Mini-Lesson: Explain Like an Engineer

Engineers do not only build designs, they document how designs work. Today you will document sentence structure. A strong explanation does three things: it names the main structure, shows how parts connect, and explains why those connections matter.

What to avoid
Not a summary: do not retell what the sentence says.
Not a list: do not just list parts without explaining connections.
Not vague: avoid “it shows” or “it adds” without saying what and where.

The 3-step explanation

  • Step 1: Name the main clause (main structure).
  • Step 2: Explain attachments and what each one adds.
  • Step 3: Explain how the whole structure creates meaning.
Clarity test
If someone can understand how the sentence works from your paragraph, your explanation is successful.

Sentence frames (use as needed)

Frames
1) The main structure of this sentence is ____ because ____.
2) The phrase/clause ____ attaches to ____ and adds ____ (time/place/cause/etc.).
3) This connection matters because ____.
4) Overall, the structure works by ____.
Check for Understanding (CFU)
In one sentence, explain the difference between listing parts and explaining structure.

Analyze: Choose One Sentence

Choose a sentence. Then complete the analysis steps. You will use your analysis to build your map and paragraph.

Sentence Controls
Identify the main structure, then attachments.
1) Main structure
Copy the main clause (the part that can stand alone and carry meaning).
2) Attachments
List each phrase or connector part and what it adds (time, place, cause, manner, condition, contrast).
3) Connection notes
For each attachment, write what it connects to (what it modifies).
4) Evidence you will use
Write the exact words you will quote in your paragraph to prove your explanation.
Map (text version)
Use the template generator, then edit it so it matches your sentence. Label every part.
Engineering Documentation Check
Your analysis should show the main system (main clause), the extensions (attachments), and the connections (what attaches to what).

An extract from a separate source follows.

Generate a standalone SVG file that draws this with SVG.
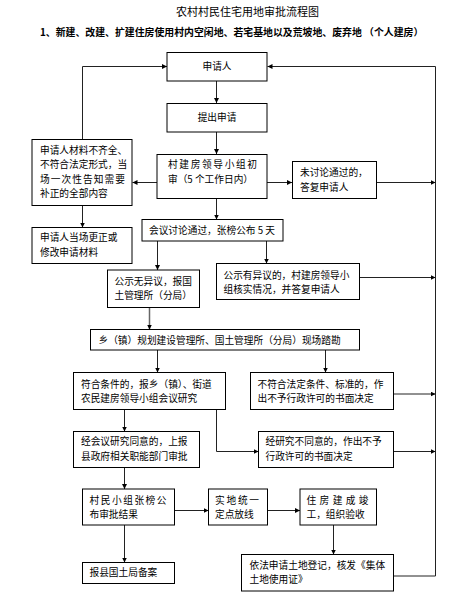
<svg xmlns="http://www.w3.org/2000/svg" width="466" height="608" viewBox="0 0 466 608">
<style>
rect.b{fill:#fff;stroke:#000;stroke-width:1}
text{font-family:"Noto Sans CJK SC","Liberation Sans",sans-serif;font-size:9.7px;fill:#000}
.t{font-size:11px}
.s{font-size:9.9px;font-weight:bold}
.c path,.c line,.c polyline{fill:none;stroke:#222;stroke-width:1}
</style>
<defs>
<marker id="a" markerUnits="userSpaceOnUse" markerWidth="6" markerHeight="6" refX="5" refY="2.5" orient="auto">
<path d="M0,0 L5,2.5 L0,5 z" fill="#000"/>
</marker>
</defs>
<rect width="466" height="608" fill="#fff"/>
<text class="t" x="247.5" y="15.5" text-anchor="middle">农村村民住宅用地审批流程图</text>
<text class="s" x="40" y="35.5">1、新建、改建、扩建住房使用村内空闲地、若宅基地以及荒坡地、废弃地 （个人建房）</text>

<g class="c">
<line x1="216.5" y1="81" x2="216.5" y2="103" marker-end="url(#a)"/>
<line x1="216.5" y1="132" x2="216.5" y2="154" marker-end="url(#a)"/>
<polyline points="82.5,139.5 82.5,66.5 167,66.5" marker-end="url(#a)"/>
<line x1="157" y1="182.5" x2="132.5" y2="182.5" marker-end="url(#a)"/>
<line x1="267" y1="182.5" x2="292" y2="182.5" marker-end="url(#a)"/>
<line x1="376.5" y1="182.5" x2="435.5" y2="182.5" marker-end="url(#a)"/>
<line x1="82.5" y1="205.5" x2="82.5" y2="227.5" marker-end="url(#a)"/>
<line x1="216.5" y1="198.5" x2="216.5" y2="219.5" marker-end="url(#a)"/>
<line x1="157.5" y1="241" x2="157.5" y2="270" marker-end="url(#a)"/>
<line x1="266.5" y1="241" x2="266.5" y2="263.5" marker-end="url(#a)"/>
<line x1="359.5" y1="277.5" x2="435.5" y2="277.5" marker-end="url(#a)"/>
<line x1="149.5" y1="307.5" x2="149.5" y2="329.5" marker-end="url(#a)" style="stroke:#666;stroke-width:1.5"/>
<line x1="157.5" y1="350" x2="157.5" y2="372.5" marker-end="url(#a)"/>
<line x1="325.5" y1="350" x2="325.5" y2="372.5" marker-end="url(#a)"/>
<line x1="393.5" y1="394" x2="435.5" y2="394" marker-end="url(#a)"/>
<line x1="124.5" y1="409.5" x2="124.5" y2="431.5" marker-end="url(#a)"/>
<polyline points="216.5,409.5 216.5,451.5 258.5,451.5" marker-end="url(#a)"/>
<line x1="393.5" y1="451.5" x2="435.5" y2="451.5" marker-end="url(#a)"/>
<line x1="124.5" y1="467.5" x2="124.5" y2="489" marker-end="url(#a)"/>
<line x1="174.5" y1="510.5" x2="208.5" y2="510.5" marker-end="url(#a)"/>
<line x1="267.5" y1="510.5" x2="300" y2="510.5" marker-end="url(#a)"/>
<line x1="333.5" y1="525" x2="333.5" y2="554.5" marker-end="url(#a)"/>
<line x1="124.5" y1="525" x2="124.5" y2="562.5" marker-end="url(#a)"/>
<polyline points="393.5,576 435.5,576 435.5,66.5 267.5,66.5" marker-end="url(#a)"/>
</g>

<g id="n1"><rect class="b" x="167" y="52.5" width="100" height="28.5"/><text x="217" y="70" text-anchor="middle">申请人</text></g>
<g id="n2"><rect class="b" x="167" y="103.5" width="100" height="28.5"/><text x="217" y="121" text-anchor="middle">提出申请</text></g>
<g id="n3"><rect class="b" x="32" y="139.5" width="100" height="66"/>
<text x="40" y="154">申请人材料不齐全、</text>
<text x="40" y="168">不符合法定形式，当</text>
<text x="40" y="182.5" textLength="85" lengthAdjust="spacing">场一次性告知需要</text>
<text x="40" y="196.5">补正的全部内容</text></g>
<g id="n4"><rect class="b" x="157" y="154.5" width="110" height="44"/>
<text x="168" y="168" textLength="89" lengthAdjust="spacing">村建房领导小组初</text>
<text x="168" y="183">审（5 个工作日内）</text></g>
<g id="n5"><rect class="b" x="292.5" y="161.5" width="84" height="37"/>
<text x="300" y="176">未讨论通过的，</text>
<text x="300" y="190.5">答复申请人</text></g>
<g id="n6"><rect class="b" x="32" y="227.5" width="100" height="36"/>
<text x="40" y="241">申请人当场更正或</text>
<text x="40" y="256">修改申请材料</text></g>
<g id="n7"><rect class="b" x="142" y="219.5" width="141" height="21.5"/>
<text x="149" y="233.5">会议讨论通过，张榜公布 5 天</text></g>
<g id="n8"><rect class="b" x="107.5" y="270" width="92" height="37.5"/>
<text x="114.5" y="285">公示无异议，报国</text>
<text x="114.5" y="298.5">土管理所（分局）</text></g>
<g id="n9"><rect class="b" x="216.5" y="263.5" width="143" height="36"/>
<text x="223.5" y="278.5">公示有异议的，村建房领导小</text>
<text x="223.5" y="292.5">组核实情况，并答复申请人</text></g>
<g id="n10"><rect class="b" x="90.5" y="329.5" width="269" height="20.5"/>
<text x="98.5" y="343.5">乡（镇）规划建设管理所、国土管理所（分局）现场踏勘</text></g>
<g id="n11"><rect class="b" x="73.5" y="372.5" width="152" height="37"/>
<text x="81" y="387.5">符合条件的，报乡（镇）、街道</text>
<text x="81" y="401.5">农民建房领导小组会议研究</text></g>
<g id="n12"><rect class="b" x="250.5" y="372.5" width="143" height="37"/>
<text x="257.5" y="387.5">不符合法定条件、标准的，作</text>
<text x="257.5" y="401.5">出不予行政许可的书面决定</text></g>
<g id="n13"><rect class="b" x="73.5" y="431.5" width="126" height="36"/>
<text x="81" y="445">经会议研究同意的，上报</text>
<text x="81" y="460">县政府相关职能部门审批</text></g>
<g id="n14"><rect class="b" x="258.5" y="431.5" width="135" height="36"/>
<text x="265.5" y="445">经研究不同意的，作出不予</text>
<text x="265.5" y="460">行政许可的书面决定</text></g>
<g id="n15"><rect class="b" x="82.5" y="489" width="92" height="36"/>
<text x="89.5" y="504" textLength="77" lengthAdjust="spacing">村民小组张榜公</text>
<text x="89.5" y="517.5">布审批结果</text></g>
<g id="n16"><rect class="b" x="208.5" y="489" width="59" height="36"/>
<text x="215" y="504" textLength="44" lengthAdjust="spacing">实地统一</text>
<text x="215" y="517.5">定点放线</text></g>
<g id="n17"><rect class="b" x="300" y="489" width="76.5" height="36"/>
<text x="306.5" y="504" textLength="62" lengthAdjust="spacing">住房建成竣</text>
<text x="306.5" y="517.5">工，组织验收</text></g>
<g id="n18"><rect class="b" x="241.5" y="554.5" width="152" height="36.5"/>
<text x="249.5" y="569">依法申请土地登记，核发《集体</text>
<text x="249.5" y="582.5">土地使用证》</text></g>
<g id="n19"><rect class="b" x="82.5" y="562.5" width="92" height="21"/>
<text x="89.5" y="576">报县国土局备案</text></g>
</svg>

Explain: Write the Anchor Artifact Paragraph

Use your analysis and map as evidence. Write one short paragraph that explains how the sentence works. Aim for 5 to 7 sentences. Use structure vocabulary correctly.

1
Start: name the main structure (main clause) and why it is load-bearing.
2
Explain: describe at least two attachments and what each one adds.
3
Prove: quote specific words as evidence from the sentence.
4
Finish: explain how the structure creates clarity for the reader.

Rubric preview (what matters most)

  • Precision: correct vocabulary (clause, phrase, connector, function).
  • Connections: you explain what attaches to what.
  • Evidence: you point to exact words from the sentence.
  • Clarity: your paragraph is easy to follow and not vague.
Quick self-check
Before you submit, circle three vocabulary words you used correctly in your paragraph.

Write your explanation

Sentence frames (optional)
The main structure of this sentence is ____ because ____.
The attachment ____ connects to ____ and adds ____.
This matters because ____.
Overall, the sentence creates clarity by ____.
Exit Ticket Frame

Exit Challenge

In one sentence, explain why engineers and writers both use documentation. Use the words evidence and clarity.